On a pitch with bounce but no real threat de Villiers opted to field first, his mind perhaps influenced by the overcast sky early in the morning. The clouds overhead, however, melted away under a brilliant clear sun, and India’s openers made merry.

De Villiers defended his decision afterwards, pointing to the record of no chasing team hitherto having lost in Cardiff in all seven completed one-day matches there.

“That’s not the reason I bowled first,” he said. “We had a look at the statistics and past scores; whether it was cloudy or not we would have bowled first. I was expecting a bit more movement from the wicket which we didn’t get.”

In any case, Shikhar Dhawan and Rohit Sharma batted watchfully for some time before realising there was little to fear from the bowlers before them. There was no Dale Steyn and while Morne Morkel — who was to limp off with a quad strain during his seventh over and subsequently be ruled out of the whole tournament — extracted some bounce, there was little to hustle the Indian batters.

Rory Kleinveldt and Lonwabo Tsotsobe, about as effective as a dinghy in the desert, served up a menu full of short-pitched bowling, and the Indians feasted. There were a few moments when they were harried: Dhawan saw two pull shots sail over the fielder, deep on the legside: on both occasions, the man had been stationed 15 yards in from the rope, to compensate for the ground’s unusually large square boundaries.

The century from Dhawan, his first in his six One-Day Internationals, was notable for the assurance and consistent aggression with which it was made. “Shikhar and I played together for Delhi (Daredevils). I know his game quite well; he’s a very talented individual. He played really well today. He’s got the whole package, and I’m sure he’ll get better as his career goes on,” de Villiers said of him.
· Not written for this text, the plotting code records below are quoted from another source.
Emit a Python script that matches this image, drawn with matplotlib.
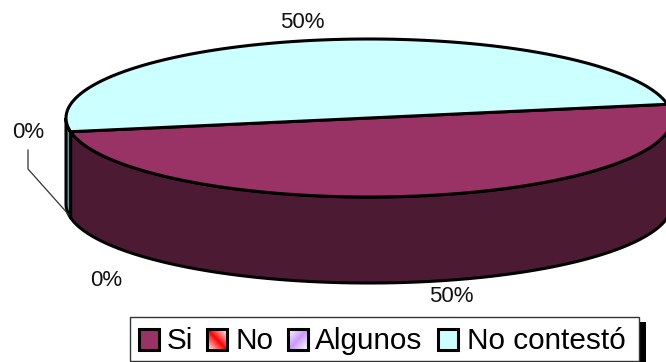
import numpy as np
from matplotlib import pyplot as plt
from matplotlib.colors import to_rgb
from matplotlib.patches import Polygon, Rectangle

plt.rcParams['font.family'] = ['Liberation Sans', 'DejaVu Sans']

categories = ['Si', 'No', 'Algunos', 'No contestó']
values = [50, 0, 0, 50]
top_colors = ['#993366', '#ff0000', '#cc99ff', '#ccffff']
side_colors = ['#4d1a33', '#800000', '#664d80', '#669999']

# pie geometry, in pixels
cx, cy = 369, 118
rx, ry = 303, 79
depth = 86
start = 10

fig = plt.figure(figsize=(6.66, 3.62), dpi=100)
ax = fig.add_axes([0, 0, 1, 1])


def rim(a, b, dy=0):
    t = np.radians(np.linspace(a, b, 200))
    return np.column_stack([cx + rx * np.cos(t), cy - ry * np.sin(t) + dy])


# slices run clockwise from the start angle
edges = start - np.cumsum([0] + values) * 3.6
slices = list(zip(edges[:-1], edges[1:], top_colors, side_colors))

# outer wall, only the part facing the viewer
for a, b, top, side in slices:
    lo = max(b, -180)
    hi = min(a, 0)
    if hi > lo:
        pts = np.vstack([rim(hi, lo), rim(lo, hi, depth)])
        ax.add_patch(Polygon(pts, fc=side, ec='black', lw=2.2, zorder=2))

# top faces
for a, b, top, side in slices:
    if a > b:
        pts = np.vstack([[(cx, cy)], rim(a, b)])
        ax.add_patch(Polygon(pts, fc=top, ec='black', lw=2.2, zorder=3))

# percentage labels
label_pos = [(451, 297), (106, 281), (28, 133), (302, 22)]
for v, (x, y) in zip(values, label_pos):
    ax.text(x, y, '%d%%' % v, fontsize=16, ha='center', va='center', color='#111111')

# leader line of the left label
ax.plot([28, 28, 69], [150, 169, 215], color='#333333', lw=0.9, zorder=4)

# legend box with shadow
ax.add_patch(Rectangle((136, 322), 510, 42, fc='black', ec='none', zorder=5))
ax.add_patch(Rectangle((130, 317), 509, 44, fc='white', ec='#333333', lw=1, zorder=6))

swatch_x = [139, 207, 288, 438]
text_x = [167, 236, 315, 467]
for i, name in enumerate(categories):
    sx = swatch_x[i]
    color = top_colors[i]
    if name in ('No', 'Algunos'):
        # colour band along a diagonal, fading to white in the corners
        n = 20
        rows, cols = np.mgrid[0:n, 0:n]
        if name == 'No':
            g = np.abs(rows - cols) / (n - 1)
        else:
            g = np.abs(rows + cols - (n - 1)) / (n - 1)
        rgb = np.array(to_rgb(color))
        img = 1 - (1 - g[..., None]) * (1 - rgb)
        ax.imshow(img, extent=(sx, sx + 20, 350, 329), zorder=7, aspect='auto')
        ax.add_patch(Rectangle((sx, 329), 20, 21, fc='none', ec='black', lw=2.2, zorder=8))
    else:
        ax.add_patch(Rectangle((sx, 329), 20, 21, fc=color, ec='black', lw=2.2, zorder=8))
    ax.text(text_x[i], 349, name, fontsize=21.4, ha='left', va='baseline', color='black', zorder=8)

ax.set_xlim(0, 666)
ax.set_ylim(362, 0)
ax.axis('off')

fig.savefig('out.png', dpi=100)
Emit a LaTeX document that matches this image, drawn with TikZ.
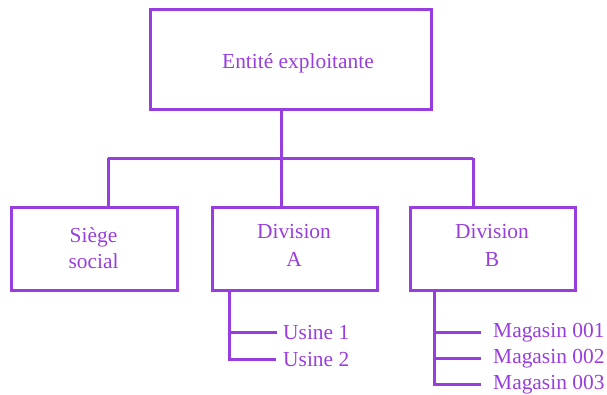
\documentclass[tikz,border=0pt]{standalone}
\usepackage{fontspec}
\setmainfont{Liberation Serif}
\newfontfamily\orgfont{Liberation Serif}
\definecolor{orgpurple}{RGB}{152,62,222}
\begin{document}
\begin{tikzpicture}[x=1bp,y=-1bp,
  every node/.style={text=orgpurple,font=\orgfont\fontsize{21.5}{26}\selectfont,inner sep=0pt},
  orgbox/.style={draw=orgpurple,line width=3bp,rectangle,minimum width=#1,minimum height=83bp},
  link/.style={draw=orgpurple,line width=3bp},
  lbl/.style={anchor=base}, leaf/.style={anchor=base west}]
\useasboundingbox (0,0) rectangle (607,394);
% boxes
\node[orgbox=281bp,minimum height=100bp] (top) at (290.5,59) {};
\node[orgbox=165bp] (siege) at (94.5,248.5) {};
\node[orgbox=165bp] (divA) at (294.5,248.5) {};
\node[orgbox=165bp] (divB) at (492.5,248.5) {};
% box texts
\node[lbl] (tt) at (298,68) {Entité exploitante};
\node[lbl] (s1) at (93.5,242) {Siège};
\node[lbl] (s2) at (93.5,268) {social};
\node[lbl] (a1) at (294,238) {Division};
\node[lbl] (a2) at (294,266) {A};
\node[lbl] (b1) at (492,238) {Division};
\node[lbl] (b2) at (492,266) {B};
% leaves
\node[leaf] (u1) at (283,339) {Usine 1};
\node[leaf] (u2) at (283,366) {Usine 2};
\node[leaf] (m1) at (493,337) {Magasin 001};
\node[leaf] (m2) at (493,363) {Magasin 002};
\node[leaf] (m3) at (493,389) {Magasin 003};
% junctions
\coordinate (jl) at (108,158);
\coordinate (jm) at (281,158);
\coordinate (jr) at (473,158);
\coordinate (ua) at (229,0);
\coordinate (mb) at (434,0);
\draw[link] (jl) -- (jr);
\draw[link] (top.south -| jm) -- (divA.north -| jm);
\draw[link] (siege.north -| jl) -- (jl);
\draw[link] (divB.north -| jr) -- (jr);
\draw[link] (divA.south -| ua) |- ([xshift=-7bp]u2.west);
\draw[link] (ua |- u1.west) -- ([xshift=-6bp]u1.west);
\draw[link] (divB.south -| mb) |- ([xshift=-12bp]m3.west);
\draw[link] (mb |- m1.west) -- ([xshift=-12bp]m1.west);
\draw[link] (mb |- m2.west) -- ([xshift=-12bp]m2.west);
\end{tikzpicture}
\end{document}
Rohit will also emerge from the game with credit. He is not an opener by training, but asked to bat at the top, the Mumbai batsman displayed composure that has, to put it mildly, not been a hallmark of his game.

“It was really nice playing with Rohit,” Dhawan said. “I’m playing for the first time with him as an opener, and it was really good. Our combination really worked for us. Running between the wickets was really good, and our understanding was really good. And Rohit played some brilliant shots.”

India endured a little collapse of its own in the middle of the innings — when it lost four for 50 in 7.3 overs — but Jadeja was on hand to help. His whirlwind 47 made only off 29 balls, helped India tide over that micro-crisis. It was a win well deserved.

THE SCORE Ind v SA, Cardiff, June 6, 2013.

India: Rohit Sharma c Peterson b McLaren 65; S. Dhawan c sub (A. M. Phangiso) b Duminy 114; V. Kohli c Amla b Tsotsobe 31; D. Karthik c A. B. de Villiers b McLaren 14; M. Dhoni c du Plessis b Tsotsobe 27; S. Raina c Duminy b McLaren 9; R. Jadeja (not out) 47; R. Ashwin (run out) 10; B. Kumar (not out) 0; Extras (lb-4, w-8, nb-2) 14. Total (for seven wkts., in 50 overs) 331.

Fall of wickets: 1-127, 2-210, 3-227, 4-240, 5-260, 6-291, 7-323.

South Africa bowling: Morkel 6.5-0-27-0; Tsotsobe 10-0-83-2; Kleinveldt 10-0-81-0; McLaren 10-0-70-3; Peterson 3.1-0-24-0; Duminy 10-0-42-1.

South Africa: H. Amla c Dhoni b Yadav 22; C. Ingram c Raina b Kumar 6; R. Peterson (run out) 68; A. B. de Villiers c Jadeja b Yadav 70; J. P. Duminy lbw b Jadeja 14; F. du Plessis c Raina b Ishant 30; D. Miller (run out) 0; R. McLaren (not out) 71; R. Kleinveldt c Dhoni b Ishant 4; L. Tsotsobe b Jadeja 3; M. Morkel b Kumar 8; Extras (lb-1, w-7, nb-1) 9. Total (in 50 overs) 305.

Fall of wickets: 1-13, 2-31, 3-155, 4-182, 5-184, 6-188, 7-238, 8-251.

India bowling: Kumar 7-0-49-2; Yadav 10-0-75-2; Ishant 8-0-66-2; Ashwin 10-0-47-0; Jadeja 9-1-31-2; Raina 6-0-36-0.